◆ OBJECTIVE
Return only the lines from the top of the data down to the one that holds "from matplotlib import pyplot as plt", both included, without any pictures.

◆ DATA SEGMENT

========================================

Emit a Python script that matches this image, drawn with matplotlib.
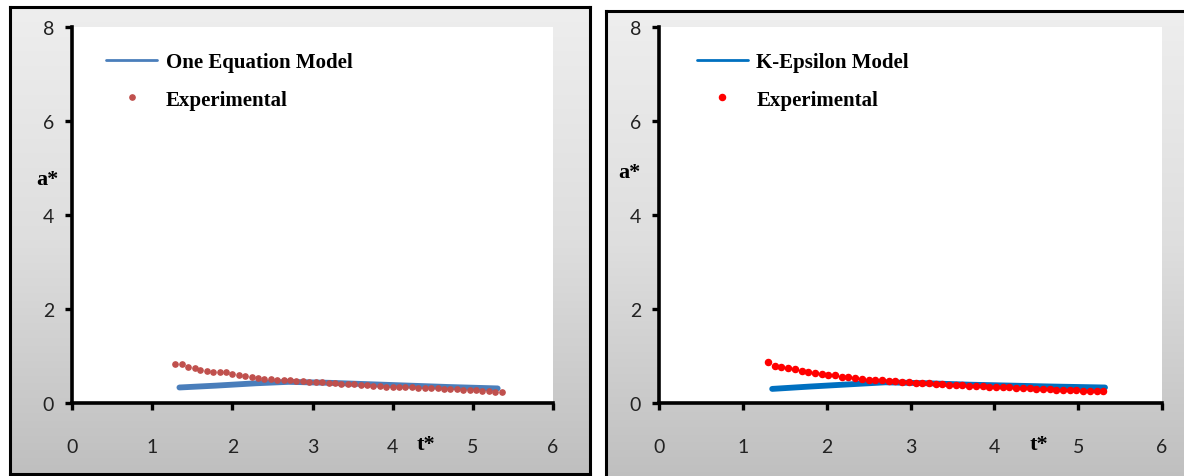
import numpy as np
import matplotlib
matplotlib.use('Agg')
from matplotlib import pyplot as plt

# experimental data, left panel
t_exp_left = [1.29, 1.37, 1.45, 1.53, 1.60, 1.68, 1.76, 1.84, 1.92, 2.00,
              2.08, 2.16, 2.24, 2.32, 2.40, 2.48, 2.56, 2.64, 2.72, 2.80,
              2.88, 2.96, 3.04, 3.12, 3.20, 3.28, 3.36, 3.44, 3.52, 3.60,
              3.68, 3.76, 3.84, 3.92, 4.00, 4.08, 4.16, 4.24, 4.32, 4.40,
              4.48, 4.56, 4.64, 4.72, 4.80, 4.88, 4.96, 5.04, 5.12, 5.20,
              5.28, 5.36]
a_exp_left = [0.84, 0.83, 0.77, 0.74, 0.71, 0.68, 0.66, 0.65, 0.66, 0.61,
              0.59, 0.58, 0.56, 0.54, 0.52, 0.51, 0.50, 0.49, 0.48, 0.47,
              0.46, 0.45, 0.44, 0.44, 0.43, 0.42, 0.41, 0.40, 0.40, 0.38,
              0.38, 0.37, 0.36, 0.35, 0.35, 0.34, 0.34, 0.33, 0.32, 0.32,
              0.31, 0.31, 0.30, 0.29, 0.29, 0.28, 0.28, 0.27, 0.26, 0.25,
              0.24, 0.24]

# experimental data, right panel
t_exp_right = [1.30, 1.38, 1.46, 1.54, 1.62, 1.70, 1.78, 1.86, 1.94, 2.02,
               2.10, 2.18, 2.26, 2.34, 2.42, 2.50, 2.58, 2.66, 2.74, 2.82,
               2.90, 2.98, 3.06, 3.14, 3.22, 3.30, 3.38, 3.46, 3.54, 3.62,
               3.70, 3.78, 3.86, 3.94, 4.02, 4.10, 4.18, 4.26, 4.34, 4.42,
               4.50, 4.58, 4.66, 4.74, 4.82, 4.90, 4.98, 5.06, 5.14, 5.22,
               5.30]
a_exp_right = [0.87, 0.79, 0.76, 0.75, 0.72, 0.68, 0.65, 0.64, 0.62, 0.60,
               0.60, 0.56, 0.55, 0.53, 0.52, 0.50, 0.49, 0.48, 0.47, 0.46,
               0.45, 0.44, 0.43, 0.43, 0.42, 0.41, 0.40, 0.39, 0.39, 0.38,
               0.37, 0.36, 0.36, 0.35, 0.34, 0.34, 0.33, 0.32, 0.31, 0.31,
               0.30, 0.30, 0.29, 0.28, 0.28, 0.27, 0.27, 0.26, 0.26, 0.25,
               0.25]

# model curves
t_one_eq = [1.34, 1.8, 2.3, 2.7, 3.2, 3.7, 4.2, 4.7, 5.31]
a_one_eq = [0.33, 0.37, 0.42, 0.45, 0.43, 0.40, 0.37, 0.34, 0.31]
t_keps = [1.35, 1.8, 2.3, 2.7, 3.2, 3.7, 4.2, 4.7, 5.32]
a_keps = [0.30, 0.35, 0.40, 0.44, 0.42, 0.39, 0.37, 0.35, 0.33]

W, H = 1184, 477
fig = plt.figure(figsize=(W / 100, H / 100), dpi=100, facecolor='white')
serif = 'Liberation Serif'


def px(x0, y0, x1, y1):
    # pixel box (top-left origin) -> figure fraction rect
    return [x0 / W, 1 - y1 / H, (x1 - x0) / W, (y1 - y0) / H]


def panel_bg(box):
    bg = fig.add_axes(px(*box), zorder=0)
    grad = np.linspace(0, 1, 256).reshape(-1, 1)
    cmap = matplotlib.colors.LinearSegmentedColormap.from_list(
        'g', ['#eeeeee', '#dedede', '#bfbfbf'])
    bg.imshow(grad, cmap=cmap, aspect='auto', extent=[0, 1, 0, 1])
    bg.set_xticks([])
    bg.set_yticks([])
    for s in bg.spines.values():
        s.set_linewidth(2.2)
        s.set_color('black')


def style_ax(ax):
    ax.set_xlim(0, 6)
    ax.set_ylim(0, 8)
    ax.set_xticks(range(0, 7))
    ax.set_yticks([0, 2, 4, 6, 8])
    ax.spines['top'].set_visible(False)
    ax.spines['right'].set_visible(False)
    ax.spines['left'].set_linewidth(2.6)
    ax.spines['bottom'].set_linewidth(2.6)
    ax.tick_params(axis='both', direction='out', length=5, width=2.4,
                   labelsize=14)
    ax.tick_params(axis='x', pad=20)
    ax.tick_params(axis='y', pad=8)
    for lab in ax.get_xticklabels() + ax.get_yticklabels():
        lab.set_family('Lato')
        lab.set_color('#222222')


def add_legend(ax, x_anchor):
    ax.legend(loc='upper left', bbox_to_anchor=(x_anchor, 0.934), frameon=False,
              prop={'family': serif, 'weight': 'bold', 'size': 15},
              handlelength=2.45, labelspacing=0.86, handletextpad=0.4,
              borderpad=0, borderaxespad=0)
    ax.legend_.get_lines()[0].set_linewidth(2)


panel_bg((10, 8, 590, 475))
panel_bg((606, 12, 1190, 482))

# left panel
ax1 = fig.add_axes(px(72, 28, 553, 404), zorder=2)
ax1.plot(t_one_eq, a_one_eq, color='#4a7ebb', lw=4.2, solid_capstyle='round',
         label='One Equation Model')
ax1.plot(t_exp_left, a_exp_left, ls='none', marker='o', ms=3.8, color='#c0504d',
         label='Experimental')
style_ax(ax1)
add_legend(ax1, 0.071)
ax1.text(-0.31, 4.77, 'a*', ha='center', va='center', fontsize=16,
         fontweight='bold', family=serif)
ax1.text(4.42, -0.87, 't*', ha='center', va='center', fontsize=16,
         fontweight='bold', family=serif, clip_on=False)

# right panel
ax2 = fig.add_axes(px(659, 28, 1162, 404), zorder=2)
ax2.plot(t_keps, a_keps, color='#0070c0', lw=4.2, solid_capstyle='round',
         label='K-Epsilon Model')
ax2.plot(t_exp_right, a_exp_right, ls='none', marker='o', ms=4.4, color='#ff0000',
         label='Experimental')
style_ax(ax2)
add_legend(ax2, 0.0755)
ax2.text(-0.35, 4.92, 'a*', ha='center', va='center', fontsize=16,
         fontweight='bold', family=serif)
ax2.text(4.53, -0.87, 't*', ha='center', va='center', fontsize=16,
         fontweight='bold', family=serif, clip_on=False)

plt.savefig('out.png', dpi=100, facecolor=fig.get_facecolor())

========================================

◆ THE SOLUTION
Emit a Python script that matches this image, drawn with matplotlib.
import numpy as np
import matplotlib
matplotlib.use('Agg')
from matplotlib import pyplot as plt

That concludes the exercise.